Combattre cette loi et critiquer les étapes qui ont mené à son adoption devient alors nécessaire non seulement pour défendre les enfants et leurs droits, mais aussi se défendre contre la menace autoritaire.
Les droits enchâssés dans la Charte canadienne, comme dans plusieurs déclarations internationales, sont un outil qui vise à limiter le pouvoir de la majorité et la capacité d’un gouvernement à retourner cette loi contre des minorités pour son gain.
Ils sont loin d’être parfaits, mais ils permettent une participation active de la population au moment de la contestation.
En empêchant cette participation même minimale, le gouvernement de la Saskatchewan se place au-delà des lois et refuse que la population puisse avoir son mot à dire sur les lois qui la touchent directement.
Cette participation est encore plus importante lorsqu’une loi cible une population aussi précise et aussi vulnérable.
Jérôme Melançon est professeur agrégé en études francophones et interculturelles ainsi qu’en philosophie à l’Université de Regina.
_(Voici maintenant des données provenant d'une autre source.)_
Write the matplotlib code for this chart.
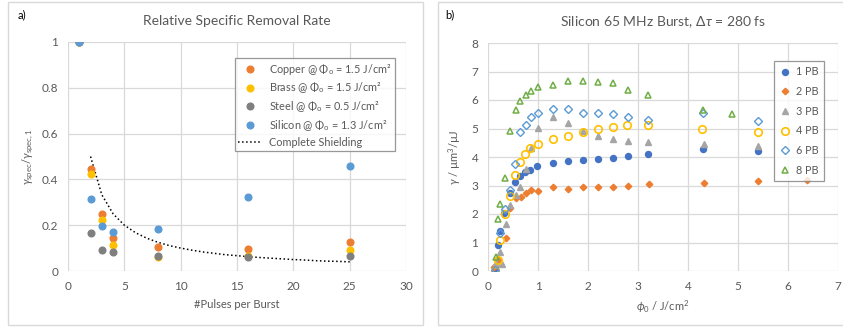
import matplotlib.pyplot as plt
from matplotlib.patches import Rectangle
from matplotlib.ticker import FuncFormatter

plt.rcParams['font.family'] = ['Lato', 'DejaVu Sans']
plt.rcParams['mathtext.fontset'] = 'custom'
plt.rcParams['mathtext.rm'] = 'Lato'
plt.rcParams['mathtext.it'] = 'Lato:italic'
plt.rcParams['mathtext.bf'] = 'Lato:bold'

TXT = '#595959'
GRID = '#D9D9D9'

# ---- panel a data ----
pulses = [1, 2, 3, 4, 8, 16, 25]
copper = [1.0, 0.445, 0.249, 0.143, 0.105, 0.098, 0.128]
brass = [1.0, 0.424, 0.222, 0.115, 0.060, 0.066, 0.092]
steel = [1.0, 0.168, 0.090, 0.082, 0.064, 0.060, 0.067]
silicon = [1.0, 0.316, 0.197, 0.169, 0.184, 0.324, 0.458]
shield_n = [2, 3, 4, 5, 6, 7, 8, 9, 10, 11, 12, 13, 14, 15, 16, 17, 18, 19, 20, 21, 22, 23, 24, 25]
shield_y = [0.5, 0.333, 0.25, 0.2, 0.167, 0.143, 0.125, 0.111, 0.1, 0.091, 0.083, 0.077,
            0.071, 0.067, 0.0625, 0.059, 0.056, 0.053, 0.05, 0.048, 0.045, 0.043, 0.042, 0.04]

# ---- panel b data ----
f1 = [0.13, 0.19, 0.24, 0.32, 0.43, 0.53, 0.63, 0.73, 0.84, 0.97, 1.29, 1.59, 1.89, 2.19, 2.49, 2.79, 3.19, 4.29, 5.39]
pb1 = [0.12, 0.91, 1.39, 2.05, 2.73, 3.13, 3.34, 3.47, 3.54, 3.68, 3.78, 3.86, 3.90, 3.92, 3.95, 4.03, 4.11, 4.27, 4.22]
f2 = [0.12, 0.2, 0.35, 0.44, 0.56, 0.65, 0.75, 0.85, 1.0, 1.29, 1.6, 1.9, 2.2, 2.49, 2.8, 3.21, 4.31, 5.39, 6.37]
pb2 = [0.15, 0.39, 1.17, 2.2, 2.56, 2.6, 2.72, 2.83, 2.82, 2.93, 2.88, 2.93, 2.96, 2.96, 2.98, 3.06, 3.10, 3.16, 3.2]
f3 = [0.16, 0.27, 0.24, 0.35, 0.44, 0.55, 0.64, 0.75, 0.85, 1.0, 1.3, 1.6, 1.89, 2.19, 2.49, 2.79, 3.19, 4.31, 5.39]
pb3 = [0.27, 0.23, 0.68, 1.65, 2.33, 2.67, 2.96, 3.57, 4.32, 5.02, 5.41, 5.2, 4.9, 4.74, 4.64, 4.55, 4.53, 4.46, 4.38]
f4 = [0.14, 0.19, 0.23, 0.34, 0.44, 0.54, 0.63, 0.74, 0.84, 0.99, 1.29, 1.59, 1.89, 2.19, 2.49, 2.78, 3.19, 4.28, 5.4]
pb4 = [0.01, 0.39, 1.09, 2.0, 2.63, 3.38, 3.84, 4.11, 4.31, 4.47, 4.64, 4.72, 4.86, 5.0, 5.06, 5.13, 5.13, 5.0, 4.86]
f6 = [0.13, 0.24, 0.33, 0.44, 0.54, 0.63, 0.75, 0.85, 0.99, 1.3, 1.59, 1.89, 2.19, 2.49, 2.8, 3.2, 4.29, 5.39]
pb6 = [0.03, 1.35, 2.17, 2.85, 3.75, 4.86, 5.13, 5.42, 5.56, 5.68, 5.7, 5.56, 5.56, 5.5, 5.39, 5.31, 5.56, 5.26]
f8 = [0.15, 0.19, 0.24, 0.34, 0.44, 0.55, 0.64, 0.75, 0.85, 0.99, 1.29, 1.59, 1.89, 2.19, 2.49, 2.8, 3.19, 4.3, 4.88]
pb8 = [0.48, 1.82, 2.35, 3.26, 4.92, 5.65, 5.98, 6.18, 6.3, 6.45, 6.53, 6.65, 6.65, 6.62, 6.59, 6.35, 6.17, 5.66, 5.51]

fig = plt.figure(figsize=(8.43, 3.29), dpi=100)
W, H = 843, 329


def px_axes(x0, y0, x1, y1):
    return fig.add_axes([x0 / W, 1 - y1 / H, (x1 - x0) / W, (y1 - y0) / H])


# panel frames
fig.patches.append(Rectangle((8 / W, 1 - 325 / H), (423 - 8) / W, (323) / H,
                             transform=fig.transFigure, fill=False, ec=GRID, lw=1))
fig.patches.append(Rectangle((438 / W, 1 - 325 / H), (860 - 438) / W, (323) / H,
                             transform=fig.transFigure, fill=False, ec=GRID, lw=1))


def style(ax):
    for s in ax.spines.values():
        s.set_visible(False)
    ax.grid(True, color=GRID, lw=0.9)
    ax.set_axisbelow(True)
    ax.tick_params(length=0, colors=TXT, labelsize=8.5, pad=7)


# ---- panel a ----
ax = px_axes(68, 42, 406, 271)
style(ax)
ax.plot(pulses, copper, 'o', color='#ED7D31', ms=4.8, label=r'Copper @ $\Phi_\mathrm{o}$ = 1.5 J/cm²', zorder=3)
ax.plot(pulses, brass, 'o', color='#FFC000', ms=4.8, label=r'Brass @ $\Phi_\mathrm{o}$ = 1.5 J/cm²', zorder=3)
ax.plot(pulses, steel, 'o', color='#7F7F7F', ms=4.8, label=r'Steel @ $\Phi_\mathrm{o}$ = 0.5 J/cm²', zorder=3)
ax.plot(pulses, silicon, 'o', color='#5B9BD5', ms=4.8, label=r'Silicon @ $\Phi_\mathrm{o}$ = 1.3 J/cm²', zorder=3)
ax.plot(shield_n, shield_y, ':', color='black', lw=1.1, label='Complete Shielding', zorder=2)
ax.set_xlim(0, 30)
ax.set_ylim(0, 1)
ax.set_xticks(range(0, 31, 5))
ax.set_yticks([0, 0.2, 0.4, 0.6, 0.8, 1.0])
ax.yaxis.set_major_formatter(FuncFormatter(lambda v, p: f'{v:g}'))
ax.set_title('Relative Specific Removal Rate', color=TXT, fontsize=10, pad=12)
ax.set_xlabel('#Pulses per Burst', color=TXT, fontsize=8, labelpad=5)
ax.set_ylabel(r'$\gamma_\mathrm{spec}/\gamma_\mathrm{spec,1}$', color=TXT, fontsize=8, labelpad=4)
leg = ax.legend(loc='upper left', bbox_to_anchor=(0.477, 0.955), fontsize=7.8, frameon=True,
                fancybox=False, edgecolor='#7F7F7F', labelcolor=TXT, handlelength=2.2,
                borderpad=0.35, labelspacing=0.36, handletextpad=0.6)
leg.get_frame().set_linewidth(0.9)

# ---- panel b ----
bx = px_axes(488, 43, 838, 271)
style(bx)
bx.plot(f1, pb1, 'o', color='#4472C4', ms=4.3, label='1 PB', zorder=3)
bx.plot(f2, pb2, 'D', color='#ED7D31', ms=3.3, label='2 PB', zorder=3)
bx.plot(f3, pb3, '^', color='#A5A5A5', ms=4.5, label='3 PB', zorder=3)
bx.plot(f4, pb4, 'o', mfc='none', mec='#FFC000', mew=1.2, ms=5.4, label='4 PB', zorder=3)
bx.plot(f6, pb6, 'D', mfc='none', mec='#5B9BD5', mew=1.0, ms=3.6, label='6 PB', zorder=3)
bx.plot(f8, pb8, '^', mfc='none', mec='#70AD47', mew=1.1, ms=4.8, label='8 PB', zorder=3)
bx.set_xlim(0, 7)
bx.set_ylim(0, 8)
bx.set_xticks(range(0, 8))
bx.set_yticks(range(0, 9))
bx.set_title(r'Silicon 65 MHz Burst, $\Delta\tau$ = 280 fs', color=TXT, fontsize=10, pad=12)
bx.set_xlabel(r'$\phi_0$ / J/cm$^2$', color=TXT, fontsize=8, labelpad=5)
bx.set_ylabel(r'$\gamma$ / µm$^3$/µJ', color=TXT, fontsize=8, labelpad=6)
leg2 = bx.legend(loc='upper left', bbox_to_anchor=(0.803, 0.945), fontsize=7.8, frameon=True,
                 fancybox=False, edgecolor='#7F7F7F', labelcolor=TXT, handlelength=1.0,
                 borderpad=0.5, labelspacing=0.8, handletextpad=0.5)
leg2.get_frame().set_linewidth(0.9)

fig.text(18 / W, 1 - 15 / H, 'a)', fontsize=8, color='black', va='center')
fig.text(445 / W, 1 - 15 / H, 'b)', fontsize=8, color='black', va='center')

fig.savefig('out.png', dpi=100)
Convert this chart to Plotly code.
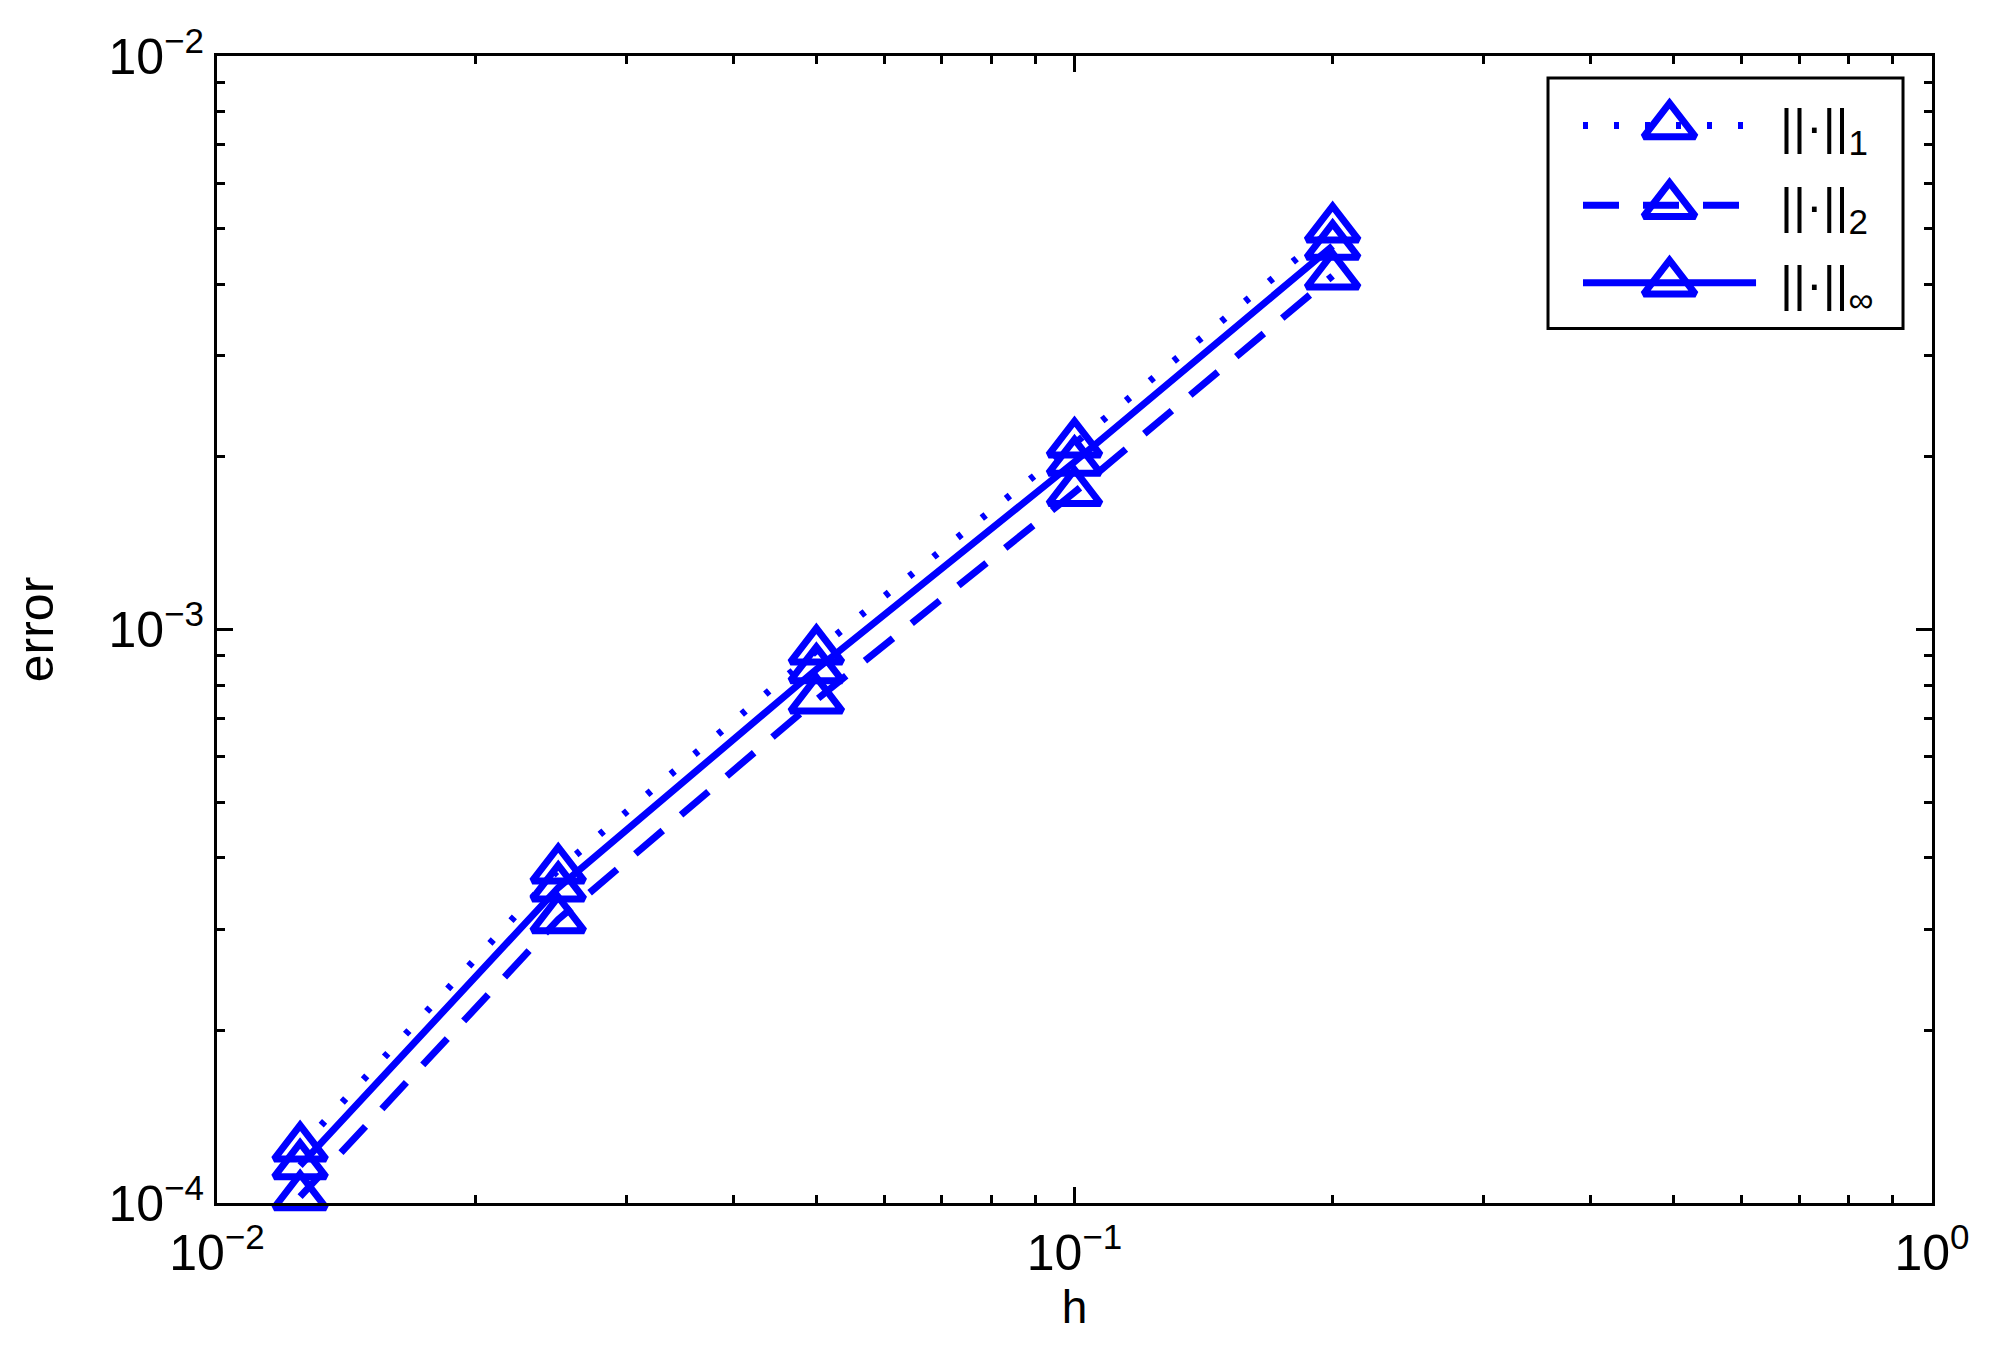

Ses recherches portent notamment sur la réconciliation, l’autochtonisation des universités et les relations entre peuples autochtones et non autochtones, sur les communautés francophones en situation minoritaire et plus largement sur les problèmes liés à la coexistence. Il est l’auteur et le directeur de nombreux travaux sur le philosophe Maurice Merleau-Ponty, dont «La politique dans l’adversité. Merleau-Ponty aux marges de la philosophie» (Metispresses, 2018).